The first part of the book is set in Kay, in Prussia amongst an Old Lutheran community. The creation of the Union Church by King William Frederick III, to which the community objected, had transformed this community of bible-led, devout people to become a community of Dissenters. Hanne’s father is an Elder in the church, and within the bounds of a strict, religious upbringing, Hanne feels awkward, ungainly and at odds with the other young girls who look forward to marriage and children within the church community. When a new family moves into the community, she is immediately drawn to Thea, a girl of her own age. Thea’s family had sold everything in the hope of being able to emigrate to avoid persecution, only to have the offer of emigration withdrawn, leaving them to start over again. When the offer of emigration to South Australia comes to the village of Kay, the congregation needs to decide if they will take the risk to sell everything too, unsure whether their passports will be denied at the last moment too.
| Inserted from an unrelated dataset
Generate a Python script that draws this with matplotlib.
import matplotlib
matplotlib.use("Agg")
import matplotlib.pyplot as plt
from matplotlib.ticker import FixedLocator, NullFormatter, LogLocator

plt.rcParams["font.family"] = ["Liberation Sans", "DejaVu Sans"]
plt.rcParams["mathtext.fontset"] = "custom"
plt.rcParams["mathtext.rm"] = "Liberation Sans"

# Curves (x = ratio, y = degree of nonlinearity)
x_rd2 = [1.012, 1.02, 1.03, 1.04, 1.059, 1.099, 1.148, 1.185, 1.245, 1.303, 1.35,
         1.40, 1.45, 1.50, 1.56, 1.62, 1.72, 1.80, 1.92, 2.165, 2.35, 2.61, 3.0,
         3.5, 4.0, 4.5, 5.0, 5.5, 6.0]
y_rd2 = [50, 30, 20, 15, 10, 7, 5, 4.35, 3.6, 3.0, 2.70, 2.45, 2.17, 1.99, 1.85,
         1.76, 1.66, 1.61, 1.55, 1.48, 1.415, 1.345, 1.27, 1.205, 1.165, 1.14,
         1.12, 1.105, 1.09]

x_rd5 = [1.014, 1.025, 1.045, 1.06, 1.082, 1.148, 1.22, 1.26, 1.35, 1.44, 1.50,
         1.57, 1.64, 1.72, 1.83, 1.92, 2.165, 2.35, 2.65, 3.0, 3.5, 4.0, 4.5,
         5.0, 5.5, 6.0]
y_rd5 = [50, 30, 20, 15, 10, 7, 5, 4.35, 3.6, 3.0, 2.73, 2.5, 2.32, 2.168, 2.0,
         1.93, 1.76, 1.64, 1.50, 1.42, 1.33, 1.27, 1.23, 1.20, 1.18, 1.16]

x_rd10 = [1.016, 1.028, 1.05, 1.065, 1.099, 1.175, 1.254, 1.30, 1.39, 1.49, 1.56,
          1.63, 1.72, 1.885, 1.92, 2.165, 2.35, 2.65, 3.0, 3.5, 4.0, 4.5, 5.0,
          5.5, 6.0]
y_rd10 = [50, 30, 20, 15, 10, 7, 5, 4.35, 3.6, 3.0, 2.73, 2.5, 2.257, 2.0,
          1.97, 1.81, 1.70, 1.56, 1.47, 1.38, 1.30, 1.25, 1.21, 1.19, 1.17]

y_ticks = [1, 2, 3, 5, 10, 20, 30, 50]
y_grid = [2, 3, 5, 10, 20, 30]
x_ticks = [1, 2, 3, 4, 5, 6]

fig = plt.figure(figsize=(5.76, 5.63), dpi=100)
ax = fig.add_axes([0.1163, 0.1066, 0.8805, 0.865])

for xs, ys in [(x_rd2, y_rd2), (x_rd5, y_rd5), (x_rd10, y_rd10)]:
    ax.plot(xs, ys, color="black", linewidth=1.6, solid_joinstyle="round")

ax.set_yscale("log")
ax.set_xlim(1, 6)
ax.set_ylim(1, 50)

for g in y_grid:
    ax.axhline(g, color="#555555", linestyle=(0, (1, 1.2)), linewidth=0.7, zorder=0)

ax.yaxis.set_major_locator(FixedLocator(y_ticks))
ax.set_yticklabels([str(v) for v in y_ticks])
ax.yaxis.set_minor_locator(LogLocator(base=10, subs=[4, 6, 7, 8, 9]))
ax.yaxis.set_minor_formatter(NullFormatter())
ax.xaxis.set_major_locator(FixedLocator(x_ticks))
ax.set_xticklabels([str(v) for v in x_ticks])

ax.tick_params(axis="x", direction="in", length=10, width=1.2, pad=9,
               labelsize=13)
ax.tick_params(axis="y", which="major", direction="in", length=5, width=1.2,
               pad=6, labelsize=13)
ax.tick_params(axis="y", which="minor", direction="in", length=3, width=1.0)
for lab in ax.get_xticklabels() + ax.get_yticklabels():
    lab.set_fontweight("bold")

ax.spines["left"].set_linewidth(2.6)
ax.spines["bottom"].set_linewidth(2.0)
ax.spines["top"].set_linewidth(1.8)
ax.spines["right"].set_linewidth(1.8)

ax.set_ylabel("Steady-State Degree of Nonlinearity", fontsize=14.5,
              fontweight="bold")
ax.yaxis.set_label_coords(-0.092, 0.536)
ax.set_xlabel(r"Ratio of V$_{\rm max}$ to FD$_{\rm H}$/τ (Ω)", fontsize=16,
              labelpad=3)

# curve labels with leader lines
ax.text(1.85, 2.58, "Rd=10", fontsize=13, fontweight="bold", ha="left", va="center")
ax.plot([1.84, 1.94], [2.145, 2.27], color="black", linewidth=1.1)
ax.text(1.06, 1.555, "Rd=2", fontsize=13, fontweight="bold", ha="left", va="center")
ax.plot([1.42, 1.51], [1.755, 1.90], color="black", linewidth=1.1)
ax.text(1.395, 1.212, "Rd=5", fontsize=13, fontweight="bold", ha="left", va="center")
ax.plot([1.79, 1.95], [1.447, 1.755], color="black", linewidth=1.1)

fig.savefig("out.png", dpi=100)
The book, then, is set in three parts: Prussia in 1836, the ocean journey to South Australia in 1836 and South Australia in 1838 in a Hahndorf-like Lutheran agricultural village. The reviews that I have read of this book have been careful to avoid spoilers, and I shall too.
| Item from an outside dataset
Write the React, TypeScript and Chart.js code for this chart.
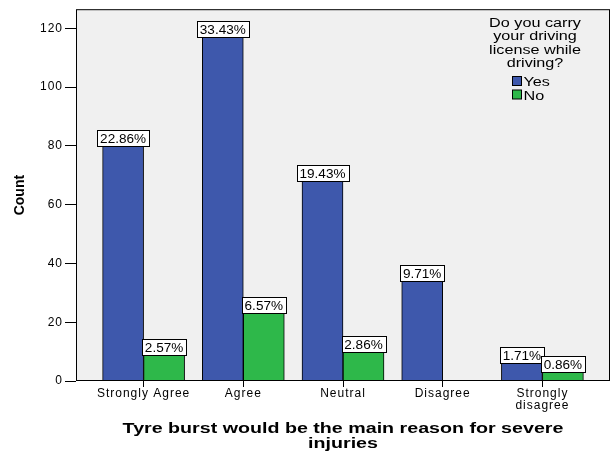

There have been criticisms that the book and its language is over-blown, but I just let myself be swept along with that. Others have chided the author for an overly-benign settler narrative but I have read several fictional and non-fiction tellings of early white settlements that are likewise marked with an early wariness and accommodation that was obliterated by later betrayal atrocities and massacres. (I’m thinking of That Deadman Dance; Dancing with Strangers). Others have criticized that the ‘goodies’ are too good and the ‘baddies’ are too bad. I didn’t care: there is something fable-like about the story, and archetypes go with the territory.

I just loved this book. It reminded me a 20th century film that you will no doubt recognize as soon as you reach half-way through the book, but infused with innocence and longing and a love for country. It has a striking cover too – no corsetted back-view of a woman here- that reflects the story beautifully. To be honest, I didn’t want the story to stop. I bet they’ll make a film of this one, too.

My rating: 9/10

Sourced from: Yarra Plenty Regional Library.